STORED DATA -
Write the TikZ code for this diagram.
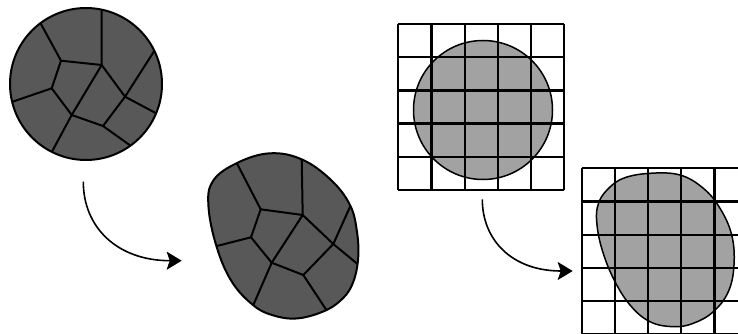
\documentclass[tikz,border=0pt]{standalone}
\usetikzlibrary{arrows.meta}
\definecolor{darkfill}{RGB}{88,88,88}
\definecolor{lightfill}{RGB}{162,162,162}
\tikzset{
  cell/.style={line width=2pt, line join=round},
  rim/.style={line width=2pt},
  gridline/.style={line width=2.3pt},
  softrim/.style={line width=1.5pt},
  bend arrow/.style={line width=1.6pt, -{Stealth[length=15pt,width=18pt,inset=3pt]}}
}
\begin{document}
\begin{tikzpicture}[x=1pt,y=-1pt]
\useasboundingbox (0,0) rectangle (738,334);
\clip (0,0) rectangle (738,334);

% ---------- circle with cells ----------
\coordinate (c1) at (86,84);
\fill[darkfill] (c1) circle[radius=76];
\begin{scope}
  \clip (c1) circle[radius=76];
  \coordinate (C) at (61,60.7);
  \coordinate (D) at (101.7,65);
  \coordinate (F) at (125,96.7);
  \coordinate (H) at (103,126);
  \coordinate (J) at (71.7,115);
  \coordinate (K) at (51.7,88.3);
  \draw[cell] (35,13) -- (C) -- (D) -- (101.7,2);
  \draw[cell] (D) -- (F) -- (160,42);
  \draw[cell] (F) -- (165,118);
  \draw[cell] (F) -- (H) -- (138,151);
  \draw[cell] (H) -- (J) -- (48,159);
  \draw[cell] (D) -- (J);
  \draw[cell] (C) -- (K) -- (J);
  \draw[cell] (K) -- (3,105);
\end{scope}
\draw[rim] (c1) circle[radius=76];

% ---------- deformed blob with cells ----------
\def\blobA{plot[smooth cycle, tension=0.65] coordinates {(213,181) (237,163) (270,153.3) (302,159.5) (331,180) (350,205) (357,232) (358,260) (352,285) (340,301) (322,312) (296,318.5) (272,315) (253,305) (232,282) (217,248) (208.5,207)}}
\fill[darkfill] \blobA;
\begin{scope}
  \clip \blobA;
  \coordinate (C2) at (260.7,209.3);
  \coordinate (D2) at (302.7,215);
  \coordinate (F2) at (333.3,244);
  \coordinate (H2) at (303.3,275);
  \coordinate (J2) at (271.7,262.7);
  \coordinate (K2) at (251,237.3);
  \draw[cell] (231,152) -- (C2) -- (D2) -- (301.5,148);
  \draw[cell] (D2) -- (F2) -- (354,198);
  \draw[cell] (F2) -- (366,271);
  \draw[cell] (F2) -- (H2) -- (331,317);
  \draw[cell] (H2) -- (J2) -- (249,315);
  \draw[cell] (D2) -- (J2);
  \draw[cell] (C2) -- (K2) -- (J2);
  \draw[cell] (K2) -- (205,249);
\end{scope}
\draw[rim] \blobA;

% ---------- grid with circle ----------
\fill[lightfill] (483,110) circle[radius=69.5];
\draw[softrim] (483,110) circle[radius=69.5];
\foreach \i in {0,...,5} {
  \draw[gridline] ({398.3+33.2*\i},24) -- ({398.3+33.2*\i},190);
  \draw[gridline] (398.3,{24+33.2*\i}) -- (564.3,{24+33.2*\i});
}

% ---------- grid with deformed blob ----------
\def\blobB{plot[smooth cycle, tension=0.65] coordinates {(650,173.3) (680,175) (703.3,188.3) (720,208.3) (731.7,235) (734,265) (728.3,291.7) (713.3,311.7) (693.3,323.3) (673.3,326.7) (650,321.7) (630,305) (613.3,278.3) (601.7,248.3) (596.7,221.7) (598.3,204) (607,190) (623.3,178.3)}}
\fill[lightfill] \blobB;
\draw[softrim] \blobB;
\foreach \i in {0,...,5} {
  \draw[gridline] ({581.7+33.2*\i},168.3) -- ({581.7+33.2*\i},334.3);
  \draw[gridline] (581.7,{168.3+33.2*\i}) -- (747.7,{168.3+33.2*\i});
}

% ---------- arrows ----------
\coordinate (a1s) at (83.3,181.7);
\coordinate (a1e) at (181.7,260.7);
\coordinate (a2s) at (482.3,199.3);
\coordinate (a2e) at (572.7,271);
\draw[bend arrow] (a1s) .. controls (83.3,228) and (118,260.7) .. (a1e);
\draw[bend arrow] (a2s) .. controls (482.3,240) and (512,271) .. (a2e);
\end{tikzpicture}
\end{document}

WORK REQUIRED -
From the material above, copy everything exactly but the pictures.

EXERCISE SOLUTION -
Write the TikZ code for this diagram.
\documentclass[tikz,border=0pt]{standalone}
\usetikzlibrary{arrows.meta}
\definecolor{darkfill}{RGB}{88,88,88}
\definecolor{lightfill}{RGB}{162,162,162}
\tikzset{
  cell/.style={line width=2pt, line join=round},
  rim/.style={line width=2pt},
  gridline/.style={line width=2.3pt},
  softrim/.style={line width=1.5pt},
  bend arrow/.style={line width=1.6pt, -{Stealth[length=15pt,width=18pt,inset=3pt]}}
}
\begin{document}
\begin{tikzpicture}[x=1pt,y=-1pt]
\useasboundingbox (0,0) rectangle (738,334);
\clip (0,0) rectangle (738,334);

% ---------- circle with cells ----------
\coordinate (c1) at (86,84);
\fill[darkfill] (c1) circle[radius=76];
\begin{scope}
  \clip (c1) circle[radius=76];
  \coordinate (C) at (61,60.7);
  \coordinate (D) at (101.7,65);
  \coordinate (F) at (125,96.7);
  \coordinate (H) at (103,126);
  \coordinate (J) at (71.7,115);
  \coordinate (K) at (51.7,88.3);
  \draw[cell] (35,13) -- (C) -- (D) -- (101.7,2);
  \draw[cell] (D) -- (F) -- (160,42);
  \draw[cell] (F) -- (165,118);
  \draw[cell] (F) -- (H) -- (138,151);
  \draw[cell] (H) -- (J) -- (48,159);
  \draw[cell] (D) -- (J);
  \draw[cell] (C) -- (K) -- (J);
  \draw[cell] (K) -- (3,105);
\end{scope}
\draw[rim] (c1) circle[radius=76];

% ---------- deformed blob with cells ----------
\def\blobA{plot[smooth cycle, tension=0.65] coordinates {(213,181) (237,163) (270,153.3) (302,159.5) (331,180) (350,205) (357,232) (358,260) (352,285) (340,301) (322,312) (296,318.5) (272,315) (253,305) (232,282) (217,248) (208.5,207)}}
\fill[darkfill] \blobA;
\begin{scope}
  \clip \blobA;
  \coordinate (C2) at (260.7,209.3);
  \coordinate (D2) at (302.7,215);
  \coordinate (F2) at (333.3,244);
  \coordinate (H2) at (303.3,275);
  \coordinate (J2) at (271.7,262.7);
  \coordinate (K2) at (251,237.3);
  \draw[cell] (231,152) -- (C2) -- (D2) -- (301.5,148);
  \draw[cell] (D2) -- (F2) -- (354,198);
  \draw[cell] (F2) -- (366,271);
  \draw[cell] (F2) -- (H2) -- (331,317);
  \draw[cell] (H2) -- (J2) -- (249,315);
  \draw[cell] (D2) -- (J2);
  \draw[cell] (C2) -- (K2) -- (J2);
  \draw[cell] (K2) -- (205,249);
\end{scope}
\draw[rim] \blobA;

% ---------- grid with circle ----------
\fill[lightfill] (483,110) circle[radius=69.5];
\draw[softrim] (483,110) circle[radius=69.5];
\foreach \i in {0,...,5} {
  \draw[gridline] ({398.3+33.2*\i},24) -- ({398.3+33.2*\i},190);
  \draw[gridline] (398.3,{24+33.2*\i}) -- (564.3,{24+33.2*\i});
}

% ---------- grid with deformed blob ----------
\def\blobB{plot[smooth cycle, tension=0.65] coordinates {(650,173.3) (680,175) (703.3,188.3) (720,208.3) (731.7,235) (734,265) (728.3,291.7) (713.3,311.7) (693.3,323.3) (673.3,326.7) (650,321.7) (630,305) (613.3,278.3) (601.7,248.3) (596.7,221.7) (598.3,204) (607,190) (623.3,178.3)}}
\fill[lightfill] \blobB;
\draw[softrim] \blobB;
\foreach \i in {0,...,5} {
  \draw[gridline] ({581.7+33.2*\i},168.3) -- ({581.7+33.2*\i},334.3);
  \draw[gridline] (581.7,{168.3+33.2*\i}) -- (747.7,{168.3+33.2*\i});
}

% ---------- arrows ----------
\coordinate (a1s) at (83.3,181.7);
\coordinate (a1e) at (181.7,260.7);
\coordinate (a2s) at (482.3,199.3);
\coordinate (a2e) at (572.7,271);
\draw[bend arrow] (a1s) .. controls (83.3,228) and (118,260.7) .. (a1e);
\draw[bend arrow] (a2s) .. controls (482.3,240) and (512,271) .. (a2e);
\end{tikzpicture}
\end{document}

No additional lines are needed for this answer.